Syd Kult est un groupe d'origine parisienne. Une triplette qui traine ses guêtres dans les bas-fonds du rock au sens le plus large possible afin d'assouvir sa soif créative. En un peu moins de neuf ans, le groupe a sorti deux albums et trois EP et vient de produire "Damnatio Memoriae". Fort de son expérience, le combo façonne un disque qui puise dans l'Antiquité un thème qui apparaît de nos jours encore plus prégnant qu'à l'époque et que l'on appellerait aujourd'hui "la cancel culture". Dans les temps anciens (à Rome), le Sénat votait des lois visant principalement les puissants pour effacer de la mémoire collective leurs honneurs, leurs représentations (monuments...) et donc leur existence.
Ce sujet fort offre donc musicalement des perspectives intéressantes dont Syd Kult se saisit dans ce nouvel album. La colère transpire de 'Unleash The Dogs' et de 'All Along The Way' au refrain à la fois rageur et dépouillé dans le mix comme pour accentuer cette émotion. Syd Kult pioche ainsi dans Soundgarden son interprétation habitée et sauvage à la Chris Cornell. Le trio libère sa parole dans des titres plus massifs et directs, mettant de côté l'aspect progressif qui émaillait les précédents albums. Il gagne ainsi en efficacité avec notamment 'Where We Belong' à la mélodie dévastatrice par sa rythmique diabolique et ses courts solos bien trouvés.

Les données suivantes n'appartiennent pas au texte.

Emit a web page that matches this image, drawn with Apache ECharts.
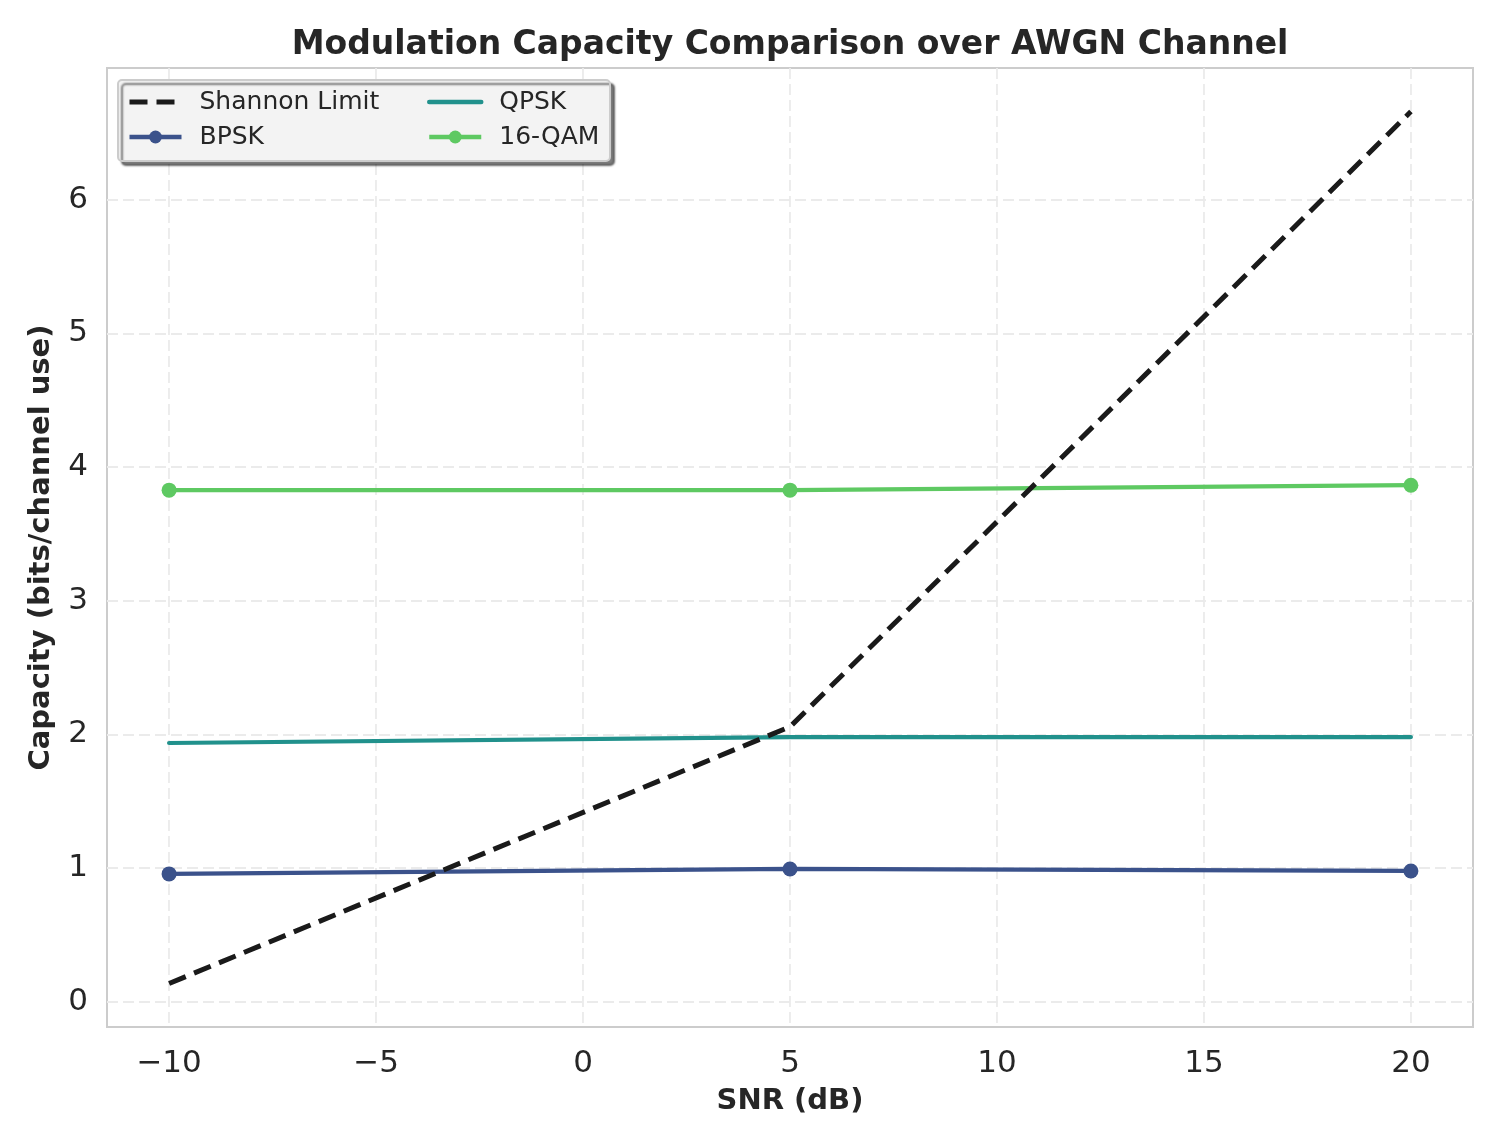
<!DOCTYPE html>
<html><head><meta charset="utf-8">
<script src="https://cdn.jsdelivr.net/npm/echarts@6/dist/echarts.min.js"></script>
<style>html,body{margin:0;padding:0;background:#fff}#c{width:1503px;height:1145px}</style>
</head><body><div id="c"></div>
<script>
const snr = [-10, 5, 20];
const shannon = [0.1375, 2.057, 6.658];
const bpsk = [0.957, 0.994, 0.979];
const qpsk = [1.936, 1.98, 1.98];
const qam16 = [3.827, 3.827, 3.864];
const xTicks = [-10, -5, 0, 5, 10, 15, 20];
const yTicks = [0, 1, 2, 3, 4, 5, 6];

const FONT = "DejaVu Sans";
const TXT = '#262626';
const pair = (ys) => snr.map((x, i) => [x, ys[i]]);
const chart = echarts.init(document.getElementById('c'), null, {renderer: 'canvas'});
const splitStyle = {show: true, lineStyle: {color: '#ebebeb', width: 1.8, type: [11, 5]}};
const legendText = {fontFamily: FONT, fontSize: 25, color: TXT, lineHeight: 26, padding: [0, 0, 0, 13]};
chart.setOption({
  animation: false,
  backgroundColor: '#fff',
  title: {text: 'Modulation Capacity Comparison over AWGN Channel', left: 790, top: 28, padding: 0, textAlign: 'center',
    textStyle: {fontFamily: FONT, fontWeight: 'bold', fontSize: 33, color: TXT, lineHeight: 35}},
  grid: {left: 107, right: 30, top: 68, bottom: 118, show: true, borderColor: '#cccccc', borderWidth: 2, backgroundColor: '#fff'},
  xAxis: {type: 'value', min: -11.5, max: 21.5,
    name: 'SNR (dB)', nameLocation: 'middle', nameGap: 60,
    nameTextStyle: {fontFamily: FONT, fontWeight: 'bold', fontSize: 29, color: TXT},
    axisLine: {show: false}, axisTick: {show: false, customValues: xTicks}, splitLine: splitStyle,
    axisLabel: {fontFamily: FONT, fontSize: 31, color: TXT, margin: 21, customValues: xTicks,
      formatter: v => String(v).replace('-', '\u2212')}},
  yAxis: {type: 'value', min: -0.188, max: 6.984,
    name: 'Capacity (bits/channel use)', nameLocation: 'middle', nameGap: 51,
    nameTextStyle: {fontFamily: FONT, fontWeight: 'bold', fontSize: 29, color: TXT},
    axisLine: {show: false}, axisTick: {show: false, customValues: yTicks}, splitLine: splitStyle,
    axisLabel: {fontFamily: FONT, fontSize: 31, color: TXT, margin: 19, customValues: yTicks}},
  graphic: [{type: 'rect', shape: {x: 118, y: 80, width: 492, height: 81, r: 4}, z: 10,
    style: {fill: '#f3f3f3', stroke: '#cccccc', lineWidth: 2, shadowColor: 'rgba(0,0,0,0.5)', shadowOffsetX: 4, shadowOffsetY: 4, shadowBlur: 2}}],
  legend: [
    {data: [{name: 'Shannon Limit', itemStyle: {opacity: 0}, lineStyle: {width: 5, type: [18, 9]}},
            {name: 'BPSK', lineStyle: {width: 4.5}}],
     orient: 'vertical', left: 127, top: 89, padding: 0, itemWidth: 52, itemHeight: 16, itemGap: 9, z: 20, textStyle: legendText},
    {data: [{name: 'QPSK', itemStyle: {opacity: 0}, lineStyle: {width: 4.5}},
            {name: '16-QAM', lineStyle: {width: 4.5}}],
     orient: 'vertical', left: 427, top: 89, padding: 0, itemWidth: 52, itemHeight: 16, itemGap: 9, z: 20, textStyle: legendText}
  ],
  series: [
    {name: 'Shannon Limit', type: 'line', data: pair(shannon), showSymbol: false, symbol: 'none', z: 5,
     lineStyle: {color: '#1a1a1a', width: 5, type: [18, 9]}, itemStyle: {color: '#1a1a1a'}},
    {name: 'BPSK', type: 'line', data: pair(bpsk), symbol: 'circle', symbolSize: 15, z: 4,
     lineStyle: {color: '#3b528b', width: 4.2}, itemStyle: {color: '#3b528b'}},
    {name: 'QPSK', type: 'line', data: pair(qpsk), symbol: 'none', showSymbol: false, z: 4,
     lineStyle: {color: '#21918c', width: 4.2, cap: 'round'}, itemStyle: {color: '#21918c'}},
    {name: '16-QAM', type: 'line', data: pair(qam16), symbol: 'circle', symbolSize: 15, z: 4,
     lineStyle: {color: '#5ec962', width: 4.2}, itemStyle: {color: '#5ec962'}}
  ]
});
</script></body></html>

L'équilibre entre l'expression musicale plutôt libre et le chant qui guide l'auditeur est justement pensé et arrangé tout au long de l'album. L'instrumental 'March Of The Tyrans' accentue l'aspect immersif de l'album en lui apportant une touche cinématographique supplémentaire portée simplement par le contraste entre une rythmique martiale et la mélodie qui s'y greffe, permettant à chacun de se créer ses propres images (liées à l'actualité encore récente). Vu sous le prisme des évènements actuels, le titre prend encore plus de sens sans forcément le vouloir à la base. 'Alpha Orionis Supernova' s'inscrit dans ce sillon avec un versant électronique et plus clinique. Le titre amorce un 'Bittersweet' plus chaleureux, organique et humain grâce à l'apport de l'acoustique, et à la mélodie imparable teintée d'une mélancolie vaporeuse.

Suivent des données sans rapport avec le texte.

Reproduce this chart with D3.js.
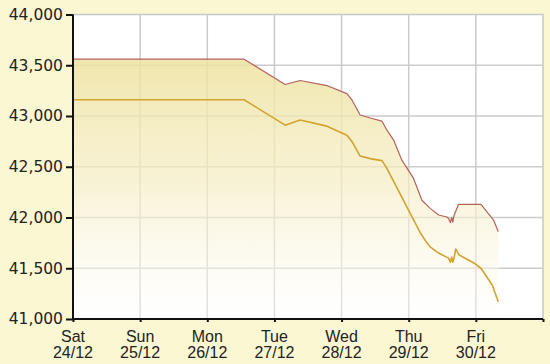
<!DOCTYPE html>
<meta charset="utf-8">
<style>
body { margin: 0; background: #fbf7d2; }
svg { display: block; }
.grid line { stroke: #cbcbcb; stroke-width: 1.5; }
.axis path, .axis line { stroke: #111; stroke-width: 2; fill: none; }
.yaxis text { font-family: "DejaVu Sans", sans-serif; font-size: 15.5px; fill: #222; }
.xaxis text { font-family: "Liberation Sans", Arial, sans-serif; font-size: 16px; fill: #222; }
</style>
<body>
<script src="https://d3js.org/d3.v7.min.js"></script>
<script>

var width = 550;
var height = 364;
var margin = {top: 14.5, right: 7, bottom: 45, left: 73};

// day offsets since Sat 24/12 00:00
var dayNames = ['Sat', 'Sun', 'Mon', 'Tue', 'Wed', 'Thu', 'Fri'];
var dayDates = ['24/12', '25/12', '26/12', '27/12', '28/12', '29/12', '30/12'];
var yTicks = [41000, 41500, 42000, 42500, 43000, 43500, 44000];

// sell price (upper, red)
var sellDays = [0, 2.548, 3.159, 3.383, 3.781, 4.079, 4.153, 4.277, 4.426, 4.601, 4.675,
  4.773, 4.898, 5.072, 5.197, 5.320, 5.444, 5.569, 5.593, 5.62, 5.64, 5.655, 5.675,
  5.742, 6.076, 6.264, 6.334];
var sellValues = [43560, 43560, 43310, 43350, 43300, 43220, 43160, 43010, 42980, 42950, 42860,
  42765, 42565, 42385, 42170, 42090, 42025, 42005, 41990, 41950, 42000, 41955, 42020,
  42130, 42130, 41975, 41860];

// buy price (lower, yellow)
var buyDays = [0, 2.548, 3.159, 3.383, 3.781, 4.079, 4.153, 4.277, 4.426, 4.601, 4.675,
  5.171, 5.26, 5.32, 5.444, 5.593, 5.62, 5.64, 5.655, 5.675, 5.70, 5.752, 5.976, 6.076,
  6.244, 6.334];
var buyValues = [43160, 43160, 42910, 42960, 42900, 42810, 42750, 42605, 42580, 42560, 42485,
  41850, 41760, 41710, 41650, 41600, 41560, 41610, 41560, 41600, 41690, 41630, 41550, 41500,
  41335, 41170];

var sell = sellDays.map((d, i) => ({d: d, v: sellValues[i]}));
var buy = buyDays.map((d, i) => ({d: d, v: buyValues[i]}));

var svg = d3.select('body').append('svg')
  .attr('width', width)
  .attr('height', height);

var x = d3.scaleLinear().domain([0, 7]).range([margin.left, width - margin.right]);
var y = d3.scaleLinear().domain([41000, 44000]).range([height - margin.bottom, margin.top]);

var defs = svg.append('defs');
var grad = defs.append('linearGradient')
  .attr('id', 'fillGrad')
  .attr('gradientUnits', 'userSpaceOnUse')
  .attr('x1', 0).attr('y1', y(43560))
  .attr('x2', 0).attr('y2', y(41000));
grad.append('stop').attr('offset', 0).attr('stop-color', '#ede29f').attr('stop-opacity', 0.85);
grad.append('stop').attr('offset', 0.5).attr('stop-color', '#f6eec6').attr('stop-opacity', 0.7);
grad.append('stop').attr('offset', 1).attr('stop-color', '#ffffff').attr('stop-opacity', 0.4);

// plot background
svg.append('rect')
  .attr('x', x(0)).attr('y', y(44000))
  .attr('width', x(7) - x(0)).attr('height', y(41000) - y(44000))
  .attr('fill', '#fff')
  .attr('stroke', '#c8c8c8')
  .attr('stroke-width', 1.5);

// grid
var grid = svg.append('g').attr('class', 'grid');
grid.selectAll('.v').data(d3.range(1, 7)).enter().append('line')
  .attr('x1', d => x(d)).attr('x2', d => x(d))
  .attr('y1', y(44000)).attr('y2', y(41000));
grid.selectAll('.h').data(yTicks.slice(1, -1)).enter().append('line')
  .attr('x1', x(0)).attr('x2', x(7))
  .attr('y1', d => y(d)).attr('y2', d => y(d));

// area under the sell line
svg.append('path')
  .datum(sell)
  .attr('fill', 'url(#fillGrad)')
  .attr('d', d3.area().x(d => x(d.d)).y0(y(41000)).y1(d => y(d.v)));

var line = d3.line().x(d => x(d.d)).y(d => y(d.v));

svg.append('path').datum(buy)
  .attr('fill', 'none')
  .attr('stroke', '#d3a32e')
  .attr('stroke-width', 1.6)
  .attr('stroke-linejoin', 'round')
  .attr('d', line);

svg.append('path').datum(sell)
  .attr('fill', 'none')
  .attr('stroke', '#b5625a')
  .attr('stroke-width', 1.2)
  .attr('stroke-linejoin', 'round')
  .attr('d', line);

// axes
var yAxis = d3.axisLeft(y)
  .tickValues(yTicks)
  .tickSize(7)
  .tickPadding(3)
  .tickFormat(d3.format(','));
svg.append('g')
  .attr('class', 'axis yaxis')
  .attr('transform', 'translate(' + x(0) + ',0)')
  .call(yAxis)
  .call(g => g.select('.domain').attr('d', 'M0,' + y(44000) + 'V' + y(41000)));

var xAxis = d3.axisBottom(x)
  .tickValues(d3.range(0, 8))
  .tickSize(3)
  .tickFormat('');
var xg = svg.append('g')
  .attr('class', 'axis xaxis')
  .attr('transform', 'translate(0,' + y(41000) + ')')
  .call(xAxis);
xg.select('.domain').attr('d', 'M' + x(0) + ',0H' + x(7));

var lab = xg.selectAll('.daylabel').data(dayNames).enter().append('text')
  .attr('class', 'daylabel')
  .attr('text-anchor', 'middle')
  .attr('x', (d, i) => x(i));
lab.append('tspan').attr('x', (d, i) => x(i)).attr('y', 22.5).text(d => d);
lab.append('tspan').attr('x', (d, i) => x(i)).attr('y', 38.5).text((d, i) => dayDates[i]);

</script>
</body>
</html>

Si la volonté du groupe était de frapper les esprits avec des titres plus ramassés, il n'en oublie pas non plus de lui apporter un surplus progressif tant dans l'interprétation expressive ('Deaf Call') que dans l'instrumentation pour atteindre le summum dans 'Damnatio Memoriae'. Le titre est à lui seul une sorte de bande originale de film, avec une introduction fantomatique suivie d'une évolution progressive qui alterne plusieurs mouvements d'abord lents, avec un chant éraillé parfois proche de Molybaron, laissant place à l'inquiétude et à la torpeur dignes des compositions de Hans Zimmer pour aboutir à une fin plus épique.

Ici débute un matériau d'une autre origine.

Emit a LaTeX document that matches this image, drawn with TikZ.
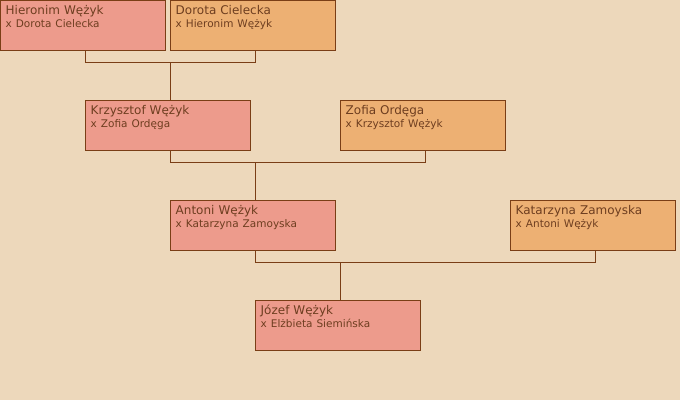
\documentclass[tikz,border=0pt]{standalone}
\usepackage{fontspec}
\setmainfont{DejaVu Sans}
\usetikzlibrary{calc,positioning}
\definecolor{TreeBg}{RGB}{237,216,187}
\definecolor{HeirPink}{RGB}{237,155,140}
\definecolor{SpouseOrange}{RGB}{237,176,115}
\definecolor{TreeBrown}{RGB}{122,62,22}
\definecolor{TextBrown}{RGB}{110,62,32}
\begin{document}
\begin{tikzpicture}[x=1pt,y=-1pt,
  person/.style={draw=TreeBrown,line width=1pt,minimum width=165pt,minimum height=50pt,inner sep=0pt,outer sep=0pt,anchor=north west},
  heir/.style={person,fill=HeirPink},
  spouse/.style={person,fill=SpouseOrange},
  who/.style={anchor=base west,inner sep=0pt,text width=158pt,align=left,text=TextBrown,font=\fontsize{12}{13}\selectfont},
  link/.style={draw=TreeBrown,line width=1pt}]
\fill[TreeBg] (0,0) rectangle (680,400);
\useasboundingbox (0,0) rectangle (680,400);
% generation 1
\node[heir] (hw) at (0.5,0.5) {};
\node[who] at ($(hw.north west)+(5,14)$) {Hieronim Wężyk\\ \fontsize{10.5}{11}\selectfont x Dorota Cielecka};
\node[spouse] (dc) at (170.5,0.5) {};
\node[who] at ($(dc.north west)+(5,14)$) {Dorota Cielecka\\ \fontsize{10.5}{11}\selectfont x Hieronim Wężyk};
% generation 2
\node[heir] (kw) at (85.5,100.5) {};
\node[who] at ($(kw.north west)+(5,14)$) {Krzysztof Wężyk\\ \fontsize{10.5}{11}\selectfont x Zofia Ordęga};
\node[spouse] (zo) at (340.5,100.5) {};
\node[who] at ($(zo.north west)+(5,14)$) {Zofia Ordęga\\ \fontsize{10.5}{11}\selectfont x Krzysztof Wężyk};
% generation 3
\node[heir] (aw) at (170.5,200.5) {};
\node[who] at ($(aw.north west)+(5,14)$) {Antoni Wężyk\\ \fontsize{10.5}{11}\selectfont x Katarzyna Zamoyska};
\node[spouse] (kz) at (510.5,200.5) {};
\node[who] at ($(kz.north west)+(5,14)$) {Katarzyna Zamoyska\\ \fontsize{10.5}{11}\selectfont x Antoni Wężyk};
% generation 4
\node[heir] (jw) at (255.5,300.5) {};
\node[who] at ($(jw.north west)+(5,14)$) {Józef Wężyk\\ \fontsize{10.5}{11}\selectfont x Elżbieta Siemińska};
% couples and children
\draw[link] ([xshift=2pt]hw.south) -- ++(0,12) coordinate (bar1) -| ([xshift=2pt]dc.south);
\draw[link] ([xshift=2pt]kw.north) -- ([xshift=2pt]kw.north |- bar1);
\draw[link] ([xshift=2pt]kw.south) -- ++(0,12) coordinate (bar2) -| ([xshift=2pt]zo.south);
\draw[link] ([xshift=2pt]aw.north) -- ([xshift=2pt]aw.north |- bar2);
\draw[link] ([xshift=2pt]aw.south) -- ++(0,12) coordinate (bar3) -| ([xshift=2pt]kz.south);
\draw[link] ([xshift=2pt]jw.north) -- ([xshift=2pt]jw.north |- bar3);
\end{tikzpicture}
\end{document}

"Damnatio Memoriae" ne s'apprivoise pas si facilement que cela et il faudra de nombreuses écoutes pour en dévoiler toute sa richesse. C'est un signe de qualité que de demander de tels efforts pour obtenir cette récompense. Il y a à la fois une belle maîtrise mais aussi un aspect sauvage pour traduire un état d'esprit réfléchi et en même temps une colère moins contrôlée. Avec de tels arguments, l'album n'est pas prêt d'être effacé de vos mémoires.